The exercise -
Write out the material exactly, leaving every picture behind.

# Start of Given material

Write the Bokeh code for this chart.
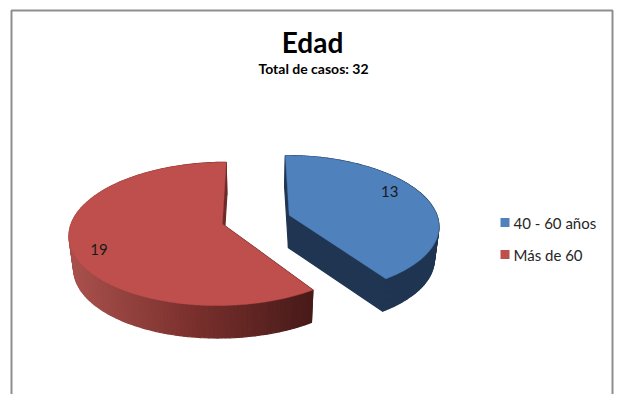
import numpy as np
from bokeh.plotting import figure
from bokeh.models import Range1d
from bokeh.core.properties import value
from bokeh.embed import file_html
from bokeh.resources import INLINE

# Chart content
title = "Edad"
subtitle = "Total de casos: 32"
categories = ["40 - 60 años", "Más de 60"]
counts = [13, 19]
top_colors = ["#4F81BD", "#BE4F4C"]

# View of the tilted disc, in page pixels
CX, CY = 256.0, 219.0
RX, RY = 152.0, 69.0
PERSPECTIVE = 0.138
EXPLODE = 0.22
DEPTH = 32.5
BASE_SHRINK = 0.975

# Per-slice fine tuning of the view: horizontal rim scale and page offset
rim_scale = [0.98, 0.985]
slice_dx = [1.0, -2.0]
# Value label placement: radius on the disc, angle offset from the bisector
label_radius = [0.80, 0.83]
label_turn = [-0.18, -0.133]


def project(u, v, base=False):
    w = 1 + PERSPECTIVE * v
    k = BASE_SHRINK if base else 1.0
    return CX + k * RX * u / w, CY - RY * v / w + (DEPTH if base else 0.0)


def lerp_hex(t, stops):
    t = min(max(t, 0.0), 1.0) * (len(stops) - 1)
    i = min(int(t), len(stops) - 2)
    f = t - i
    rgb = [round(a + (b - a) * f) for a, b in zip(stops[i], stops[i + 1])]
    return "#%02x%02x%02x" % tuple(rgb)


RED_SIDE = [(168, 80, 76), (122, 48, 45), (72, 27, 25)]
BLUE_SIDE = "#1F3552"

p = figure(width=618, height=394, output_backend="svg", toolbar_location=None,
           x_range=Range1d(0, 618), y_range=Range1d(394, 0), min_border=0,
           outline_line_color=None, background_fill_color="white",
           border_fill_color="white")
p.axis.visible = False
p.grid.visible = False

# Chart frame, open at the bottom where the page cuts it off
p.line([11, 11, 612, 612], [394, 10, 10, 394], line_color="#8E8E8E", line_width=2)

total = sum(counts)
start = 0.0
for idx, n in enumerate(counts):
    sweep = 2 * np.pi * n / total
    mid = start + sweep / 2
    ox, oy = EXPLODE * np.sin(mid), EXPLODE * np.cos(mid)
    ang = np.linspace(start, start + sweep, max(int(n * 8), 24))
    u = np.r_[ox, ox + rim_scale[idx] * np.sin(ang)]
    v = np.r_[oy, oy + np.cos(ang)]

    tx, ty = project(u, v)
    bx, by = project(u, v, base=True)
    tx, bx = tx + slice_dx[idx], bx + slice_dx[idx]
    closed = np.r_[np.arange(len(u)), 0]

    # Side walls: one quad per outline segment, then the top face over them
    xs, ys, cols = [], [], []
    for a, b in zip(closed[:-1], closed[1:]):
        xs.append([tx[a], tx[b], bx[b], bx[a]])
        ys.append([ty[a], ty[b], by[b], by[a]])
        if idx == 0:
            cols.append(BLUE_SIDE)
        else:
            xm = (tx[a] + tx[b]) / 2
            cols.append(lerp_hex((xm - 72) / (310 - 72), RED_SIDE))
    p.patches(xs, ys, fill_color=cols, line_color=cols, line_width=1.2)
    p.patch(tx, ty, fill_color=top_colors[idx], line_color=top_colors[idx], line_width=0.5)

    # Value label, set inside the rim near the slice bisector
    turn = mid + label_turn[idx]
    lx, ly = project(ox + label_radius[idx] * np.sin(turn), oy + label_radius[idx] * np.cos(turn))
    p.text([lx + slice_dx[idx]], [ly], text=[str(n)], text_font=value("Lato"), text_font_size="15px",
           text_color="#1a1a1a", text_align="center", text_baseline="middle")
    start += sweep

# Titles
p.text([312], [41], text=[title], text_font=value("Lato"), text_font_size="28px",
       text_font_style="bold", text_color="#000000", text_align="center", text_baseline="middle")
p.text([313], [68], text=[subtitle], text_font=value("Lato"), text_font_size="14px",
       text_font_style="bold", text_color="#000000", text_align="center", text_baseline="middle")

# Legend
legend_y = [222, 254]
p.scatter([504.5] * 2, legend_y, marker="square", size=9, fill_color=top_colors, line_color=None)
p.text([513] * 2, legend_y, text=categories, text_font=value("Lato"), text_font_size="15px",
       text_color="#262626", text_align="left", text_baseline="middle")

open("out.html", "w").write(file_html(p, INLINE))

# End of Given material

Result of the exercise -
Write the Bokeh code for this chart.
import numpy as np
from bokeh.plotting import figure
from bokeh.models import Range1d
from bokeh.core.properties import value
from bokeh.embed import file_html
from bokeh.resources import INLINE

# Chart content
title = "Edad"
subtitle = "Total de casos: 32"
categories = ["40 - 60 años", "Más de 60"]
counts = [13, 19]
top_colors = ["#4F81BD", "#BE4F4C"]

# View of the tilted disc, in page pixels
CX, CY = 256.0, 219.0
RX, RY = 152.0, 69.0
PERSPECTIVE = 0.138
EXPLODE = 0.22
DEPTH = 32.5
BASE_SHRINK = 0.975

# Per-slice fine tuning of the view: horizontal rim scale and page offset
rim_scale = [0.98, 0.985]
slice_dx = [1.0, -2.0]
# Value label placement: radius on the disc, angle offset from the bisector
label_radius = [0.80, 0.83]
label_turn = [-0.18, -0.133]


def project(u, v, base=False):
    w = 1 + PERSPECTIVE * v
    k = BASE_SHRINK if base else 1.0
    return CX + k * RX * u / w, CY - RY * v / w + (DEPTH if base else 0.0)


def lerp_hex(t, stops):
    t = min(max(t, 0.0), 1.0) * (len(stops) - 1)
    i = min(int(t), len(stops) - 2)
    f = t - i
    rgb = [round(a + (b - a) * f) for a, b in zip(stops[i], stops[i + 1])]
    return "#%02x%02x%02x" % tuple(rgb)


RED_SIDE = [(168, 80, 76), (122, 48, 45), (72, 27, 25)]
BLUE_SIDE = "#1F3552"

p = figure(width=618, height=394, output_backend="svg", toolbar_location=None,
           x_range=Range1d(0, 618), y_range=Range1d(394, 0), min_border=0,
           outline_line_color=None, background_fill_color="white",
           border_fill_color="white")
p.axis.visible = False
p.grid.visible = False

# Chart frame, open at the bottom where the page cuts it off
p.line([11, 11, 612, 612], [394, 10, 10, 394], line_color="#8E8E8E", line_width=2)

total = sum(counts)
start = 0.0
for idx, n in enumerate(counts):
    sweep = 2 * np.pi * n / total
    mid = start + sweep / 2
    ox, oy = EXPLODE * np.sin(mid), EXPLODE * np.cos(mid)
    ang = np.linspace(start, start + sweep, max(int(n * 8), 24))
    u = np.r_[ox, ox + rim_scale[idx] * np.sin(ang)]
    v = np.r_[oy, oy + np.cos(ang)]

    tx, ty = project(u, v)
    bx, by = project(u, v, base=True)
    tx, bx = tx + slice_dx[idx], bx + slice_dx[idx]
    closed = np.r_[np.arange(len(u)), 0]

    # Side walls: one quad per outline segment, then the top face over them
    xs, ys, cols = [], [], []
    for a, b in zip(closed[:-1], closed[1:]):
        xs.append([tx[a], tx[b], bx[b], bx[a]])
        ys.append([ty[a], ty[b], by[b], by[a]])
        if idx == 0:
            cols.append(BLUE_SIDE)
        else:
            xm = (tx[a] + tx[b]) / 2
            cols.append(lerp_hex((xm - 72) / (310 - 72), RED_SIDE))
    p.patches(xs, ys, fill_color=cols, line_color=cols, line_width=1.2)
    p.patch(tx, ty, fill_color=top_colors[idx], line_color=top_colors[idx], line_width=0.5)

    # Value label, set inside the rim near the slice bisector
    turn = mid + label_turn[idx]
    lx, ly = project(ox + label_radius[idx] * np.sin(turn), oy + label_radius[idx] * np.cos(turn))
    p.text([lx + slice_dx[idx]], [ly], text=[str(n)], text_font=value("Lato"), text_font_size="15px",
           text_color="#1a1a1a", text_align="center", text_baseline="middle")
    start += sweep

# Titles
p.text([312], [41], text=[title], text_font=value("Lato"), text_font_size="28px",
       text_font_style="bold", text_color="#000000", text_align="center", text_baseline="middle")
p.text([313], [68], text=[subtitle], text_font=value("Lato"), text_font_size="14px",
       text_font_style="bold", text_color="#000000", text_align="center", text_baseline="middle")

# Legend
legend_y = [222, 254]
p.scatter([504.5] * 2, legend_y, marker="square", size=9, fill_color=top_colors, line_color=None)
p.text([513] * 2, legend_y, text=categories, text_font=value("Lato"), text_font_size="15px",
       text_color="#262626", text_align="left", text_baseline="middle")

open("out.html", "w").write(file_html(p, INLINE))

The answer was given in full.